En el pasado de los Estados Unidos ha habido casi de todo; desde una guerra civil por la esclavitud, pasando por el aislacionismo, el imperialismo, el proteccionismo, o incluso la persecución de los ciudadanos por sus ideas políticas reales o supuestas. La historia recuerda el sectarismo estridente de Joseph McCarthy o Jesse Helms; pero a ninguno de ellos se les identifica con los valores que esa nación defiende. Ahora, Donald Trump, actual candidato presidencial, ha utilizado un lenguaje inquietante e inusual, no tanto por lo indecente y procaz como por el tipo de mensaje que envía a los ciudadanos. Cuesta imaginar que esa clase de discurso vaya a repetirse en futuras elecciones en cualquier país civilizado. ¡En los otros, éste es pan de cada día!
Hermann Goering sostenía que los tratados internacionales son “papel mojado”. Esa afirmación no puede sorprender en boca del segundo hombre del régimen nazi, que sistemáticamente violó los compromisos asumidos por Alemania, invadiendo naciones vecinas con las que acababa de suscribir tratados de no agresión; pero asombra escuchar a un candidato presidencial de los Estados Unidos prometiendo desconocer los acuerdos internacionales celebrados por ese país, particularmente en el marco de la OTAN, poniendo en peligro la estabilidad y la paz internacional.
Buscando el voto de los sectores más radicales e intolerantes, Trump ha insultado a los mexicanos, a los latinos, a los inmigrantes en general, a los negros, a los musulmanes, a las mujeres, a las personas con discapacidad, y a todos aquellos que no son como él, blancos, anglosajones y protestantes, y que no piensan como él. Eso es, sin duda, algo típico del fascismo; pero, al menos en los Estados Unidos, nunca un candidato presidencial había insultado y agredido a más de la mitad de la población.

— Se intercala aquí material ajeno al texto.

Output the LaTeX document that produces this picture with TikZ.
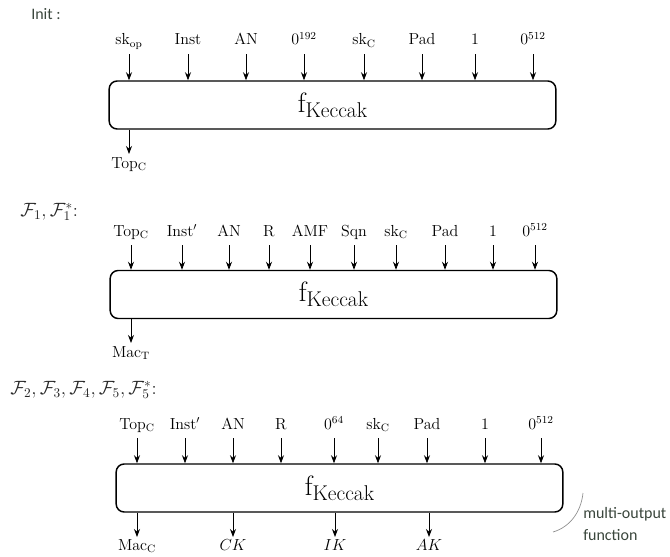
\documentclass[tikz,border=0pt]{standalone}
\usepackage{fontspec}
\newfontfamily\notefont{Carlito}
\usetikzlibrary{arrows.meta}
\definecolor{notegray}{RGB}{58,70,60}
\colorlet{curvegray}{black!45}
\newcommand{\fKeccak}{{\fontsize{21}{24}\selectfont f}\raisebox{-3.5pt}{\fontsize{16}{18}\selectfont Keccak}}

\begin{document}
\begin{tikzpicture}[x=0.75pt,y=-0.75pt]
\tikzset{KeccakBox/.style ={draw, line width=1.1pt, rounded corners=6pt, minimum width=335pt, minimum height=36pt, inner sep=0pt}}
\tikzset{InStyle/.style ={font=\fontsize{12}{14}\selectfont, anchor=base, inner sep=0pt}}
\tikzset{OutStyle/.style ={font=\fontsize{12}{14}\selectfont, anchor=north, inner sep=2.5pt}}
\tikzset{EdgeStyle/.style ={-{Stealth[length=6pt,width=4.5pt]}, line width=0.6pt}}
\tikzset{NoteStyle/.style ={font=\notefont\fontsize{12}{16.5}\selectfont, color=notegray, anchor=west, inner sep=0pt}}
\tikzset{FunStyle/.style ={font=\fontsize{14}{16}\selectfont, color=black!85, anchor=west, inner sep=0pt}}
\useasboundingbox (0,0) rectangle (670,556);

% Init
\node[NoteStyle] (init) at (31,14) {Init :};
\node[KeccakBox] (k1) at (332.5,105) {\fKeccak};
\foreach \x/\t [count=\i] in {129/sk$_\mathrm{op}$, 188/Inst, 246/AN, 304/$0^{192}$, 364/sk$_\mathrm{C}$, 422/Pad, 475/1, 533/$0^{512}$}{
  \node[InStyle] (a\i) at (\x,45) {\t};
  \draw[EdgeStyle] ([yshift=-7pt]a\i.base) -- (a\i.base |- k1.north);
}
\node[OutStyle] (topc) at (129,154) {Top$_\mathrm{C}$};
\draw[EdgeStyle] (topc |- k1.south) -- (topc.north);

% F1, F1*
\node[FunStyle] (fun1) at (20,212) {$\mathcal{F}_1,\mathcal{F}_1^*$:};
\node[KeccakBox] (k2) at (333.5,294.5) {\fKeccak};
\foreach \x/\t [count=\i] in {131/Top$_\mathrm{C}$, 182/Inst$'$, 229/AN, 269/R, 310/AMF, 354/Sqn, 396/sk$_\mathrm{C}$, 445/Pad, 493/1, 535/$0^{512}$}{
  \node[InStyle] (b\i) at (\x,236) {\t};
  \draw[EdgeStyle] ([yshift=-7pt]b\i.base) -- (b\i.base |- k2.north);
}
\node[OutStyle] (mact) at (131,343) {Mac$_\mathrm{T}$};
\draw[EdgeStyle] (mact |- k2.south) -- (mact.north);

% F2 ... F5*
\node[FunStyle] (fun2) at (10,390) {$\mathcal{F}_2,\mathcal{F}_3,\mathcal{F}_4,\mathcal{F}_5,\mathcal{F}_5^*$:};
\node[KeccakBox] (k3) at (339.5,488) {\fKeccak};
\foreach \x/\t [count=\i] in {137/Top$_\mathrm{C}$, 185/Inst$'$, 233/AN, 281/R, 334/$0^{64}$, 378/sk$_\mathrm{C}$, 427/Pad, 485/1, 541/$0^{512}$}{
  \node[InStyle] (c\i) at (\x,429) {\t};
  \draw[EdgeStyle] ([yshift=-7pt]c\i.base) -- (c\i.base |- k3.north);
}
\foreach \x/\t [count=\i] in {137/Mac$_\mathrm{C}$, 233/$CK$, 335/$IK$, 429/$AK$}{
  \node[OutStyle, inner sep=1.5pt] (d\i) at (\x,537) {\t};
  \draw[EdgeStyle] (d\i |- k3.south) -- (d\i.north);
}
\node[NoteStyle, align=left] (multi) at (583,524) {multi-output\\function};
\draw[curvegray, line width=0.5pt] (553,532) .. controls (570,527) and (581,512) .. (583,493);
\end{tikzpicture}
\end{document}
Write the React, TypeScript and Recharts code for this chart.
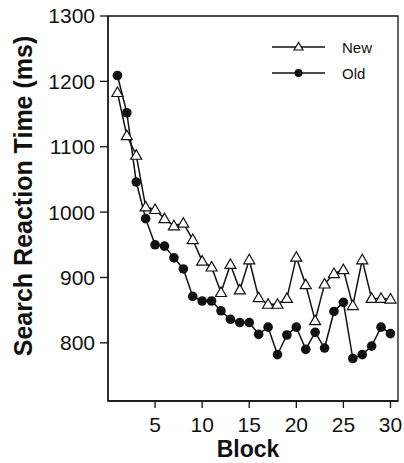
import React from "react";
import {
  LineChart,
  Line,
  XAxis,
  YAxis,
  Legend,
  ReferenceArea,
} from "recharts";

// values
const blocks = [
  1, 2, 3, 4, 5, 6, 7, 8, 9, 10, 11, 12, 13, 14, 15, 16, 17, 18, 19, 20, 21,
  22, 23, 24, 25, 26, 27, 28, 29, 30,
];
const newRT = [
  1183, 1117, 1087, 1008, 1004, 990, 979, 983, 958, 925, 916, 877, 920, 881,
  927, 869, 859, 859, 868, 931, 889, 834, 890, 906, 912, 857, 927, 868, 868,
  867,
];
const oldRT = [
  1209, 1152, 1046, 990, 950, 948, 930, 913, 871, 864, 864, 849, 836, 831, 831,
  813, 824, 782, 812, 824, 790, 816, 792, 848, 862, 776, 782, 795, 824, 814,
];
const xTicks = [5, 10, 15, 20, 25, 30];
const yTicks = [800, 900, 1000, 1100, 1200, 1300];

const data = blocks.map((b, i) => ({ block: b, newRT: newRT[i], oldRT: oldRT[i] }));

const FONT = '"Liberation Sans", Arial, Helvetica, sans-serif';
const INK = "#111";

const Triangle = (props: any) => {
  const { cx, cy } = props;
  if (cx == null || cy == null) return null;
  return (
    <polygon
      points={`${cx},${cy - 5.5} ${cx - 5.5},${cy + 4} ${cx + 5.5},${cy + 4}`}
      fill="#fff"
      stroke={INK}
      strokeWidth={1.2}
    />
  );
};

const Dot = (props: any) => {
  const { cx, cy } = props;
  if (cx == null || cy == null) return null;
  return <circle cx={cx} cy={cy} r={4.8} fill={INK} />;
};

const LegendBox = () => (
  <div style={{ fontFamily: FONT, fontSize: 15, color: INK }}>
    {[
      { label: "New", marker: "tri" },
      { label: "Old", marker: "dot" },
    ].map((row) => (
      <div key={row.label} style={{ display: "flex", alignItems: "center", height: 26 }}>
        <svg width={56} height={14}>
          <line x1={1} y1={7} x2={54} y2={7} stroke={INK} strokeWidth={1.5} />
          {row.marker === "tri" ? (
            <polygon points="27.5,2.5 23,10 32,10" fill="#fff" stroke={INK} strokeWidth={1.2} />
          ) : (
            <circle cx={27.5} cy={7} r={4} fill={INK} />
          )}
        </svg>
        <span style={{ marginLeft: 15 }}>{row.label}</span>
      </div>
    ))}
  </div>
);

export default function App() {
  return (
    <div style={{ position: "absolute", left: 0, top: 0, width: 404, height: 463, overflow: "hidden" }}>
      <LineChart
        width={404}
        height={463}
        data={data}
        margin={{ top: 16, right: 6, left: 48, bottom: 32 }}
      >
        <ReferenceArea
          x1={0}
          x2={30.8}
          y1={711}
          y2={1300}
          fill="none"
          stroke={INK}
          strokeWidth={1.3}
        />
        <XAxis
          type="number"
          dataKey="block"
          domain={[0, 30.8]}
          ticks={xTicks}
          allowDataOverflow
          tickSize={7}
          tickMargin={9}
          axisLine={{ stroke: INK, strokeWidth: 1.3 }}
          tickLine={{ stroke: INK, strokeWidth: 1.3 }}
          tick={{ fill: INK, fontSize: 21, fontFamily: FONT }}
        />
        <YAxis
          type="number"
          domain={[711, 1300]}
          ticks={yTicks}
          allowDataOverflow
          tickSize={8}
          tickMargin={5}
          axisLine={{ stroke: INK, strokeWidth: 1.3 }}
          tickLine={{ stroke: INK, strokeWidth: 1.3 }}
          tick={{ fill: INK, fontSize: 21, fontFamily: FONT }}
        />
        <Legend
          layout="vertical"
          align="center"
          verticalAlign="middle"
          content={() => <LegendBox />}
          wrapperStyle={{ left: 271, top: 34, width: 130, height: 52 }}
        />
        <Line
          dataKey="newRT"
          name="New"
          stroke={INK}
          strokeWidth={1.5}
          dot={<Triangle />}
          isAnimationActive={false}
        />
        <Line
          dataKey="oldRT"
          name="Old"
          stroke={INK}
          strokeWidth={1.5}
          dot={<Dot />}
          isAnimationActive={false}
        />
      </LineChart>
      <div
        style={{
          position: "absolute",
          left: 23,
          top: 196,
          transform: "translate(-50%, -50%) rotate(-90deg)",
          fontFamily: FONT,
          fontWeight: "bold",
          fontSize: 25,
          lineHeight: 1,
          whiteSpace: "nowrap",
          color: INK,
        }}
      >
        Search Reaction Time (ms)
      </div>
      <div
        style={{
          position: "absolute",
          left: 248,
          top: 449,
          transform: "translate(-50%, -50%)",
          fontFamily: FONT,
          fontWeight: "bold",
          fontSize: 23,
          lineHeight: 1,
          whiteSpace: "nowrap",
          color: INK,
        }}
      >
        Block
      </div>
    </div>
  );
}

En dictadura, es normal que no haya independencia de los poderes públicos, que los jueces se limiten a acatar la voz de su amo, y que el tirano pueda disponer de la hacienda y la vida de sus ciudadanos. Bajo un régimen despótico, es parte de la rutina que el sátrapa ordene la detención de sus adversarios políticos. Pero, aunque eso pueda sonar demasiado familiar, resulta sorprendente haber escuchado a Donald Trump anunciar que, cuando llegue al poder, va a encarcelar a quien compite con él por el sillón presidencial. Sólo los tiranos manejan los hilos de la justicia; en democracia no se persigue a los adversarios políticos.

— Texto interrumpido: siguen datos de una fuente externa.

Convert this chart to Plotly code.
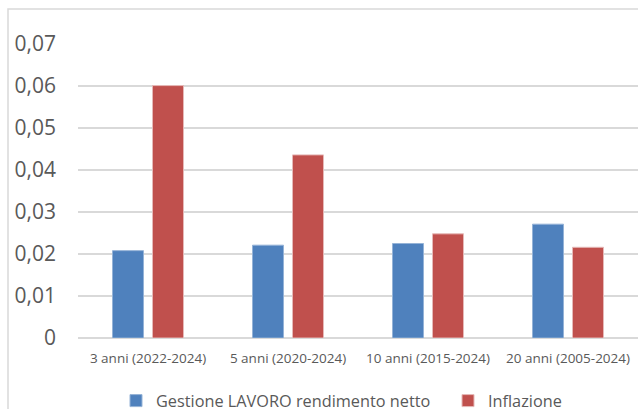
import plotly.graph_objects as go

# Dati del grafico
periodi = ["3 anni (2022-2024)", "5 anni (2020-2024)", "10 anni (2015-2024)", "20 anni (2005-2024)"]
rendimento_netto = [0.0208, 0.0221, 0.0225, 0.0271]
inflazione = [0.0601, 0.0436, 0.0248, 0.0216]

y_ticks = [0, 0.01, 0.02, 0.03, 0.04, 0.05, 0.06, 0.07]
y_labels = ["0", "0,01", "0,02", "0,03", "0,04", "0,05", "0,06", "0,07"]

W, H = 638, 409
L, R, T, B = 78, 0, 44, 71
pw, ph = W - L - R, H - T - B

fig = go.Figure()
fig.add_trace(go.Bar(
    x=periodi, y=rendimento_netto,
    name="Gestione LAVORO rendimento netto",
    marker=dict(color="#4F81BD", line=dict(color="#95B3D7", width=1)),
    legend="legend",
))
fig.add_trace(go.Bar(
    x=periodi, y=inflazione,
    name="Inflazione",
    marker=dict(color="#C0504D", line=dict(color="#E6B9B8", width=1)),
    legend="legend2",
))

# bordo del riquadro (tagliato a destra e in basso)
fig.add_shape(
    type="rect", xref="paper", yref="paper",
    x0=(8 - L) / pw, x1=1.2, y0=-0.5, y1=(ph + T - 9) / ph,
    line=dict(color="#D9D9D9", width=1.5), fillcolor="rgba(0,0,0,0)",
    layer="below",
)

leg_y = (ph - (401 - T)) / ph
leg_font = dict(size=16.3, color="#595959")

fig.update_layout(
    width=W, height=H,
    margin=dict(l=L, r=R, t=T, b=B, autoexpand=False),
    barmode="group",
    bargap=0.4286,
    bargroupgap=0.225,
    paper_bgcolor="white",
    plot_bgcolor="white",
    font=dict(family="Open Sans", color="#595959"),
    showlegend=True,
    legend=dict(
        orientation="h", x=(116 - L) / pw, xanchor="left",
        y=leg_y, yanchor="middle", font=leg_font,
    ),
    legend2=dict(
        orientation="h", x=(448 - L) / pw, xanchor="left",
        y=leg_y, yanchor="middle", font=leg_font,
    ),
    xaxis=dict(
        showgrid=False,
        showline=False,
        ticks="",
        tickfont=dict(size=13.5, color="#595959"),
        ticklabelstandoff=10,
    ),
    yaxis=dict(
        range=[0, 0.07],
        tickvals=y_ticks,
        ticktext=y_labels,
        showgrid=True,
        gridcolor="#D9D9D9",
        gridwidth=1.5,
        zeroline=True,
        zerolinecolor="#D9D9D9",
        zerolinewidth=1.5,
        tickfont=dict(size=21, color="#595959"),
        ticklabelstandoff=21,
    ),
)

fig.write_html(
    "out.html",
    config={"displayModeBar": False},
    post_script="document.body.style.margin='0';document.body.style.overflow='hidden';",
)
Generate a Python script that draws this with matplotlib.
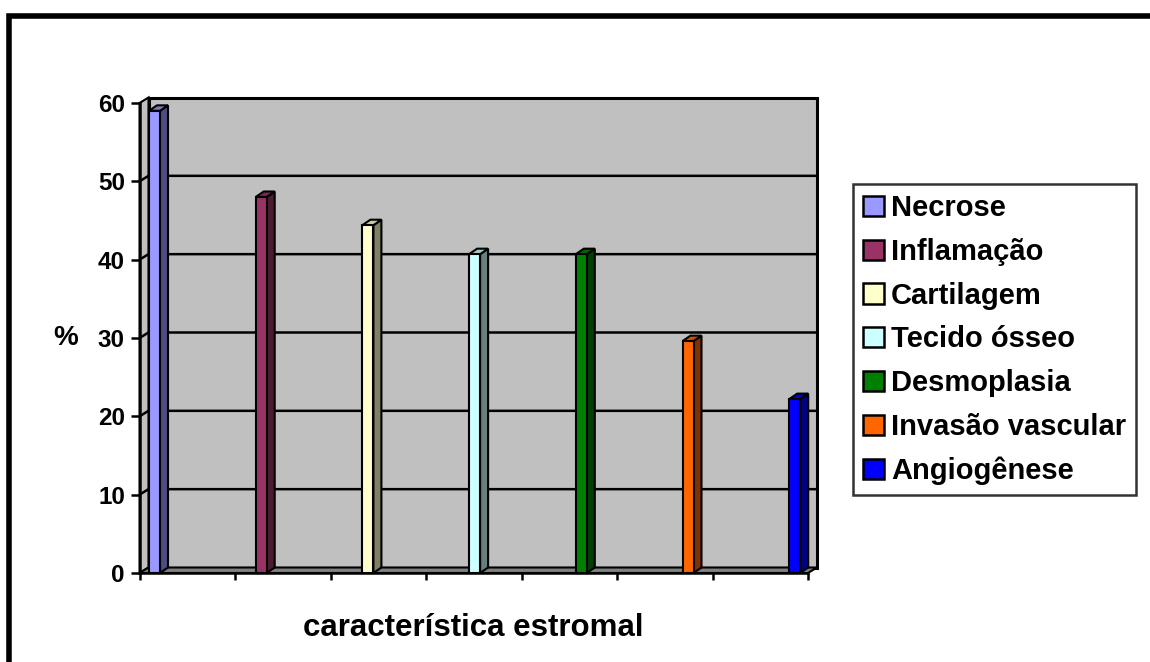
import numpy as np
import matplotlib.pyplot as plt
import matplotlib.colors as mcolors
from matplotlib.patches import Polygon, Rectangle, Patch

# === Dados ===
categories = ["Necrose", "Inflamação", "Cartilagem", "Tecido ósseo",
              "Desmoplasia", "Invasão vascular", "Angiogênese"]
values = [59.0, 48.0, 44.4, 40.7, 40.7, 29.6, 22.2]
colors = ["#9999FF", "#993366", "#FFFFCC", "#CCFFFF", "#008000", "#FF6600", "#0000FF"]
y_ticks = [0, 10, 20, 30, 40, 50, 60]
x_label = "característica estromal"
y_label = "%"

plt.rcParams["font.family"] = ["Liberation Sans", "DejaVu Sans"]
plt.rcParams["font.weight"] = "bold"

W, H = 1150, 662
fig = plt.figure(figsize=(W / 100, H / 100), dpi=100)
ax = fig.add_axes([139.5 / W, (H - 573) / H, 668.5 / W, 470 / H])

n_slots = 7
ymax = y_ticks[-1]
ax.set_xlim(0, n_slots)
ax.set_ylim(0, ymax)
ux = n_slots / 668.5   # unidades por pixel
uy = ymax / 470.0

# profundidade da parede (efeito 3D)
dx, dy = 9 * ux, 5.5 * uy
wall = "#C0C0C0"

def shade(c, f):
    r, g, b = mcolors.to_rgb(c)
    return (r * f, g * f, b * f)

# parede do fundo
ax.add_patch(Rectangle((dx, dy), n_slots, ymax, facecolor=wall, edgecolor="black",
                       lw=2.2, zorder=1, clip_on=False))
# parede lateral
ax.add_patch(Polygon([(0, 0), (dx, dy), (dx, ymax + dy), (0, ymax)], closed=True,
                     facecolor=wall, edgecolor="black", lw=1.5, zorder=1, clip_on=False))
# piso
ax.add_patch(Polygon([(0, 0), (n_slots, 0), (n_slots + dx, dy), (dx, dy)], closed=True,
                     facecolor="#808080", edgecolor="black", lw=1.5, zorder=2, clip_on=False))
# linhas de grade
for t in y_ticks[1:-1]:
    ax.plot([0, dx, n_slots + dx], [t, t + dy, t + dy], color="black", lw=1.8,
            zorder=1.5, clip_on=False, solid_capstyle="butt")

# === Barras 3D ===
x0, step = 9.5 * ux, 106.7 * ux
bw = 11 * ux
bdx, bdy = 8 * ux, 5.5 * uy
xs = x0 + step * np.arange(len(values))
ax.bar(xs, values, width=bw, align="edge", color=colors, edgecolor="black",
       lw=1.5, zorder=4, clip_on=False)
for x, v, c in zip(xs, values, colors):
    side = [(x + bw, 0), (x + bw + bdx, bdy), (x + bw + bdx, v + bdy), (x + bw, v)]
    top = [(x, v), (x + bw, v), (x + bw + bdx, v + bdy), (x + bdx, v + bdy)]
    ax.add_patch(Polygon(side, closed=True, facecolor=shade(c, 0.5), edgecolor="black",
                         lw=1.5, zorder=3.5, clip_on=False))
    ax.add_patch(Polygon(top, closed=True, facecolor=shade(c, 0.8), edgecolor="black",
                         lw=1.5, zorder=3.5, clip_on=False))

# === Eixos ===
for s in ["top", "right"]:
    ax.spines[s].set_visible(False)
ax.spines["left"].set_linewidth(1.8)
ax.spines["bottom"].set_linewidth(1.8)
ax.spines["left"].set_zorder(5)
ax.spines["bottom"].set_zorder(5)
ax.set_facecolor("none")
ax.set_yticks(y_ticks)
ax.set_yticklabels([str(t) for t in y_ticks], fontsize=17.5, fontweight="bold")
ax.set_xticks(np.arange(n_slots + 1))
ax.set_xticklabels([])
ax.tick_params(axis="y", length=6.5, width=1.8, pad=4)
ax.tick_params(axis="x", length=5, width=1.8)

fig.text(473 / W, 1 - 628 / H, x_label, ha="center", va="center",
         fontsize=22.5, fontweight="bold")
fig.text(66 / W, 1 - 338 / H, y_label, ha="center", va="center",
         fontsize=20, fontweight="bold")

# === Legenda ===
handles = [Patch(facecolor=c, edgecolor="black", lw=1.8) for c in colors]
leg = fig.legend(handles, categories, loc="upper left",
                 bbox_to_anchor=(853 / W, 1 - 184 / H), fontsize=21,
                 frameon=True, fancybox=False, edgecolor="black",
                 handlelength=0.7, handleheight=0.7, handletextpad=0.25,
                 labelspacing=0.54, borderpad=0.35, borderaxespad=0)
leg.get_frame().set_linewidth(1.8)
for t in leg.get_texts():
    t.set_fontweight("bold")

# moldura externa
fig.add_artist(Rectangle((9 / W, -0.1), 1.2, (646 / H) + 0.1, transform=fig.transFigure,
                         fill=False, edgecolor="black", lw=4))

fig.savefig("out.png", dpi=100)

Una dictadura no sería tal si no tratara de silenciar a la prensa e imponer una “hegemonía comunicacional”, controlando el contenido de las informaciones. Pero no es usual escuchar a un candidato presidencial de los Estados Unidos amenazando a los medios de comunicación social y sugiriendo el cierre de un programa satírico que no le ha gustado.
En dictadura, se cuenta con sótanos y otros sitios diseñados para torturar, es posible deportar a los ciudadanos del país vecino, y se confeccionan listas para castigar a quienes no se arrodillan frente al tirano. Pero, en Estados Unidos, nunca un candidato presidencial había defendido abiertamente el uso de la tortura, había amenazado con deportaciones masivas, o había propiciado diversas formas de discriminación. Por eso, en un gesto sin precedentes, el Alto Comisionado de las Naciones Unidas para los Derechos Humanos advirtió del peligro que la elección de Donald Trump como presidente de los Estados Unidos representaría para la vigencia de los derechos humanos.
Lo que defiende Donald Trump es detestable y repudiable; pero en todo ello no hay nada de original o novedoso que Venezuela ya no haya sufrido estoicamente en estos últimos 17 años. Trump sólo se ha limitado a transitar la senda del odio y la irresponsabilidad previamente marcada por el chavismo.